The State cannot bypass this showing. Harris v. State, 222 Ga. App. 52, 55 (2) (b) (473 SE2d 232) (1996), refers to this express showing by the State as “the. most important procedural aspect of Williams.” Stephan v. State, 205 Ga. App. 241, 243 (2) (422 SE2d 25) (1992), held that where the prosecutor did not affirmatively state on the record the purpose for the similar transaction evidence, the conviction should be reversed. Compare McTaggart v. State, 225 Ga. App. 359, 365 (2) (483 SE2d 898) (1997) (where prosecutor stated in written notice the purpose for the evidence, failure to make oral announcement harmless).

*715Decided December 5, 1997 Paul J. McCord, for appellant. J. Tom Morgan, District Attorney, Desiree S. Peagler, Assistant District Attorney, for appellee.

At the pretrial hearing the State gave notice that the purpose for which it sought to introduce the Luttrell robbery was to show motive for the indictment on trial and course of conduct.
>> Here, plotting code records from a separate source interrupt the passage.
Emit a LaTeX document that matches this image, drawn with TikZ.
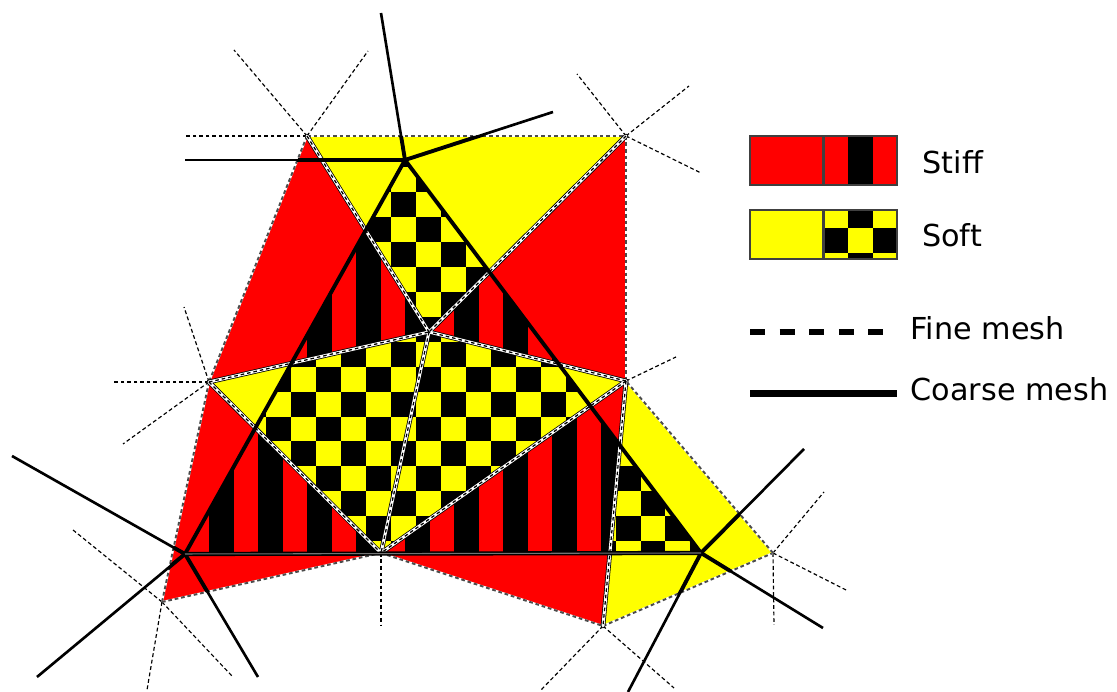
\documentclass[tikz,border=0pt]{standalone}
\usepackage{fontspec}
\setmainfont{DejaVu Sans}
\definecolor{stiffred}{RGB}{255,0,0}
\definecolor{softyellow}{RGB}{255,255,0}
\newcommand{\stripes}{%
  \foreach \i in {0,...,8} {
    \fill[black] (209.3+49*\i,150) rectangle +(24.6,420);
  }
}
\newcommand{\checks}[4]{%
  \foreach \i in {#1,...,#2} {
    \foreach \j in {#3,...,#4} {
      \pgfmathtruncatemacro{\k}{\i+\j}
      \ifodd\k\else
        \fill[black] (391+24.95*\i,192+24.95*\j) rectangle +(24.95,24.95);
      \fi
    }
  }
}
\newcommand{\stiffcells}{(A)--(C)--(E)--cycle (B)--(D)--(E)--cycle (C)--(G)--(F)--cycle (F)--(H)--(D)--cycle}
\newcommand{\softcells}{(A)--(B)--(E)--cycle (C)--(E)--(F)--cycle (E)--(D)--(F)--cycle (D)--(I)--(H)--cycle}
\newcommand{\coarserays}{%
  \foreach \u/\v in {P/p1,P/p2,P/p3,Q/q1,Q/q2,Q/q3,R/r1,R/r2,R/r3} {
    \draw (\u)--(\v);
  }
}
\begin{document}
\begin{tikzpicture}[x=0.01cm, y=-0.01cm,
    stiff/.style={fill=stiffred},
    soft/.style={fill=softyellow},
    innerblack/.style={line width=1.3pt, black, line cap=round},
    innerwhite/.style={line width=0.85pt, white, line cap=round},
    innerdash/.style={line width=0.36pt, black, dash pattern=on 1pt off 0.85pt},
    outerwhite/.style={line width=0.55pt, white},
    outeredge/.style={line width=0.55pt, black!70, dash pattern=on 1.05pt off 0.8pt},
    fineray/.style={line width=0.33pt, black, dash pattern=on 1.1pt off 0.75pt},
    coarseray/.style={line width=0.75pt, black},
    coarsein/.style={line width=1.1pt, black},
    legendbox/.style={draw=black!75, line width=0.35pt},
    legendtext/.style={anchor=base west, inner sep=0pt, font=\fontsize{8.6pt}{10pt}\selectfont}]
    \useasboundingbox (0,0) rectangle (1117,692);
    % fine mesh
    \foreach \n/\x/\y in {A/307/136,B/626/136,C/209/382,D/626/381,E/429/332,F/381/553,G/162/602,H/603/626,I/773/553} {
        \coordinate (\n) at (\x,\y);
    }
    % coarse mesh
    \foreach \n/\x/\y in {P/405/160,Q/185/554,R/701/553,p1/381/13,p2/553/112,p3/185/160,q1/12/456,q2/37/677,q3/258/677,r1/804/449,r2/823/628,r3/628/692} {
        \coordinate (\n) at (\x,\y);
    }
    % free ends of the fine mesh
    \foreach \n/\x/\y in {a1/185/136,a2/234/50,a3/368/51,b1/577/74,b2/689/86,b3/701/173,c1/113/382,c2/184/307,c3/123/444,d1/676/357,f1/381/625,g1/73/530,g2/232/676,g3/147/690,h1/541/690,h2/674/688,i1/824/492,i2/848/591,i3/774/625} {
        \coordinate (\n) at (\x,\y);
    }
    \foreach \u/\v in {A/a1,A/a2,A/a3,B/b1,B/b2,B/b3,C/c1,C/c2,C/c3,D/d1,F/f1,G/g1,G/g2,G/g3,H/h1,H/h2,I/i1,I/i2,I/i3} {
        \draw[fineray] (\u)--(\v);
    }
    \fill[stiff] \stiffcells;
    \fill[soft] \softcells;
    % patterns inside the coarse triangle
    \begin{scope}
        \clip (P)--(Q)--(R)--cycle;
        \begin{scope}
            \clip \stiffcells;
            \stripes
        \end{scope}
        \begin{scope}
            \clip \softcells;
            \checks{-8}{12}{-2}{15}
        \end{scope}
    \end{scope}
    % outer edges
    \foreach \u/\v in {A/B,B/D,A/C,C/G,G/F,F/H,H/I,I/D} {
        \draw[outerwhite] (\u)--(\v);
        \draw[outeredge] (\u)--(\v);
    }
    % inner edges
    \foreach \u/\v in {A/E,B/E,C/E,D/E,E/F,C/F,D/F,D/H} {
        \draw[innerblack] (\u)--(\v);
    }
    \foreach \u/\v in {A/E,B/E,C/E,D/E,E/F,C/F,D/F,D/H} {
        \draw[innerwhite] (\u)--(\v);
    }
    \foreach \u/\v in {A/E,B/E,C/E,D/E,E/F,C/F,D/F,D/H} {
        \draw[innerdash] (\u)--(\v);
    }
    % coarse edges
    \begin{scope}[coarseray]
        \coarserays
    \end{scope}
    \begin{scope}[coarsein]
        \clip \stiffcells \softcells;
        \coarserays
    \end{scope}
    \draw[coarsein] (P)--(Q);
    \draw[coarsein] (P)--(R);
    \draw[line width=1.2pt, black] (Q)--(R);
    \draw[line width=0.3pt, black!55] (Q)--(R);
    % legend
    \fill[stiff] (750,136) rectangle (823,185);
    \draw[legendbox] (750,136) rectangle (823,185);
    \fill[stiff] (824,136) rectangle (897,185);
    \fill[black] (848,136) rectangle (873,185);
    \draw[legendbox] (824,136) rectangle (897,185);
    \fill[soft] (750,210) rectangle (823,259);
    \draw[legendbox] (750,210) rectangle (823,259);
    \fill[soft] (824,210) rectangle (897,259);
    \fill[black] (848,210) rectangle (873,228);
    \fill[black] (824,228) rectangle (848,253);
    \fill[black] (873,228) rectangle (897,253);
    \fill[black] (848,253) rectangle (873,259);
    \draw[legendbox] (824,210) rectangle (897,259);
    \coordinate (fine1) at (750,332);
    \coordinate (fine2) at (885,332);
    \coordinate (coarse1) at (750,393.5);
    \coordinate (coarse2) at (897,393.5);
    \draw[line width=1.45pt, dash pattern=on 4.27pt off 4.15pt] (fine1)--(fine2);
    \draw[line width=2pt] (coarse1)--(coarse2);
    \node[legendtext] (stifflabel) at (922,174) {Stiff};
    \node[legendtext] (softlabel) at (921.5,247) {Soft};
    \node[legendtext] (finelabel) at (910,340) {Fine mesh};
    \node[legendtext] (coarselabel) at (910,401) {Coarse mesh};
\end{tikzpicture}
\end{document}
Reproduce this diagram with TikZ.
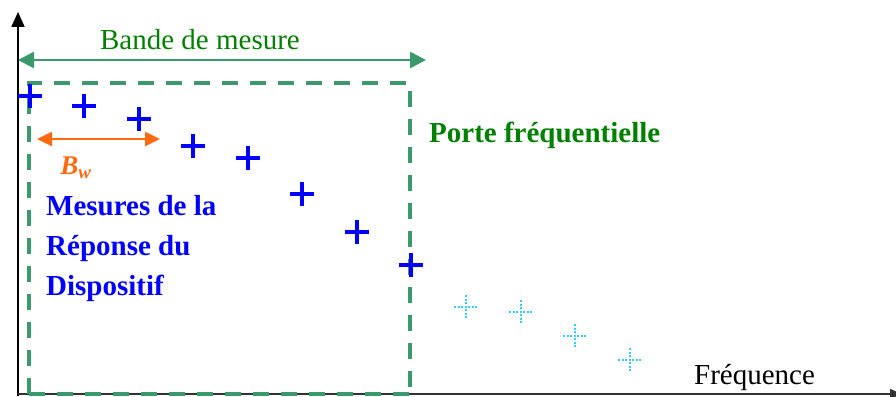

As to the Garcia murder, the court ordered that a portion of the transcript from a Garcia pretrial hearing be appended to the transcript of the pretrial hearing in this case. Although in that excerpted transcript the State announced an appropriate purpose for admitting the Nelson robbery in the Garcia case, the State never announced to the court or to Harris any purpose for admitting the evidence of the Garcia transaction in this case. The purpose in this robbery case may or may not have been identical to that announced in the murder case.

Without any such announcement, the trial court could not and in fact did not rule on the legitimacy of any specific purpose for which this testimony was offered.

The court should have conducted a Williams hearing and, upon a sufficient showing by the State, made the required findings before allowing in evidence of the Garcia incident.

I am authorized to state that Judge Ruffin joins in this dissent and Senior Appellate Judge Harold R. Banke joins in Divisions 1 and 2 of this dissent.